I have 16 GB DDR3 Ram, a Z77x-D3H Gigabyte mother board, A geforce gtx 960 GPU, a i3-3220 CPU, a 800W PSU, an internal 1TB SSD, an internal 500GB HDD, an external removable 16TB SSD. I am running Windows 10 Home.

I need to purchase the needed items, but since I am on Social Security I would have to get the needed things one at a time and as inexpensive as possible until I have evedrything then install. I wouldn't change anything until I have evedrything I need.
 
I am trying to upgrade a little at a time to be Windows 11 ready. I am not sure if my rig would be ready or what I need to get.

I have 16 GB DDR3 Ram, a Z77x-D3H Gigabyte mother board, A geforce gtx 960 GPU, a i3-3220 CPU, a 800W PSU, an internal 1TB SSD, an internal 500GB HDD, an external removable 16TB SSD. I am running Windows 10 Home.

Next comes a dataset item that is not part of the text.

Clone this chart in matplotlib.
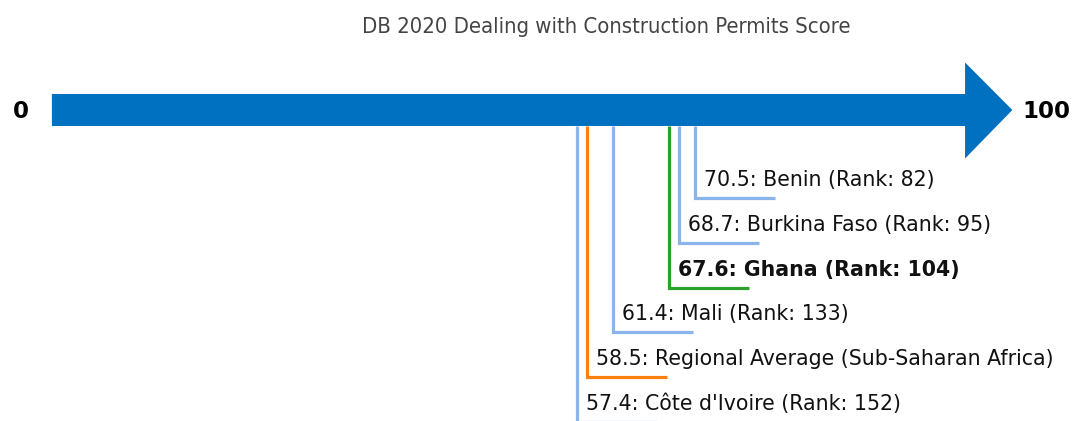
import matplotlib
matplotlib.use('Agg')
from matplotlib import pyplot as plt
from matplotlib import font_manager


# 데이터
names = ['Benin', 'Burkina Faso', 'Ghana', 'Mali', 'Regional Average (Sub-Saharan Africa)', "Côte d'Ivoire"]
scores = [70.5, 68.7, 67.6, 61.4, 58.5, 57.4]
ranks = [82, 95, 104, 133, None, 152]
colors = ['#8ab4ec', '#8ab4ec', '#2ca02c', '#8ab4ec', '#ff7f0e', '#8ab4ec']
bold = [False, False, True, False, False, False]

TITLE = 'DB 2020 Dealing with Construction Permits Score'
ARROW_COLOR = '#0070c0'

# 좌표 설정 (x: 점수, y: 픽셀 단위)
W, H = 1072, 421
px_per_unit = 9.01
x_zero = 60

fig = plt.figure(figsize=(W / 100, H / 100), dpi=100)
ax = fig.add_axes([0, 0, 1, 1])
ax.set_xlim(-x_zero / px_per_unit, (W - x_zero) / px_per_unit)
ax.set_ylim(H, 0)
ax.axis('off')

# 화살표
lo, hi = 0, 100
shaft_top, shaft_bot = 94, 126
head_top, head_bot, mid = 62.5, 158.5, 110
start = lo - 0.9
head_base = hi + 0.45
tip = hi + 5.7
ax.fill([start, head_base, head_base, tip, head_base, head_base, start],
        [shaft_top, shaft_top, head_top, mid, head_bot, shaft_bot, shaft_bot],
        color=ARROW_COLOR, lw=0)

ax.text(lo - 4.35, mid + 1, str(lo), ha='center', va='center', fontsize=16.5, fontweight='bold')
ax.text(hi + 9.45, mid + 1, str(hi), ha='center', va='center', fontsize=16.5, fontweight='bold')

# 항목 라인과 라벨
first_level, step = 198.3, 44.7
seg_len = 8.9
for i, (name, score, rank, c, b) in enumerate(zip(names, scores, ranks, colors, bold)):
    level = first_level + step * i
    ax.plot([score, score, score + seg_len], [shaft_bot, level, level],
            color=c, lw=2.3, solid_joinstyle='miter', solid_capstyle='butt')
    label = f'{score}: {name}' if rank is None else f'{score}: {name} (Rank: {rank})'
    ax.text(score + 1.0, level - 18, label, ha='left', va='center', fontsize=14.8,
            fontweight='bold' if b else 'normal', color='#111111')

# 제목: 좁은 글꼴이 있으면 사용
names_avail = {f.name for f in font_manager.fontManager.ttflist}
if 'DejaVu Sans Condensed' in names_avail:
    title_font = dict(family='DejaVu Sans Condensed', fontsize=15.8)
else:
    title_font = dict(family='DejaVu Sans', fontstretch='condensed', fontsize=15.8)
fig.text(606 / W, 1 - 27 / H, TITLE, ha='center', va='center', color='#444444', **title_font)

fig.savefig('out.png', dpi=100)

I need to purchase the needed items, but since I am on Social Security I would have to get the needed things one at a time and as inexpensive as possible until I have evedrything then install. I wouldn't change anything until I have evedrything I need.
Only "one at a time" upgrade could be newer GPU but that's not going to help much or at all without rest of parts, MB, CPU and RAM. because that CPU is exceptionally weak even when it was brand new..
 
You don't have to buy anything to run Windows 11 unsupported, only perhaps a USB flash stick. Use Rufus to make the Windows install media, and tick the box to skip the check for compatible CPU, TPM and Secure Boot. Of course Windows 11 will only work for as long as Microsoft allows it on your hardware, as build 24H2 already excludes some older than yours.

I would remove the internal SSD and install Windows 11 to the HDD. After it's installed (it should activate itself if you have Windows 10 activated now), you can put back the SSD and choose in the BIOS which drive to boot from. This way you can continue to use Windows 10 for the whole year it's still supported, and also try out Windows 11 too, to see how you like it.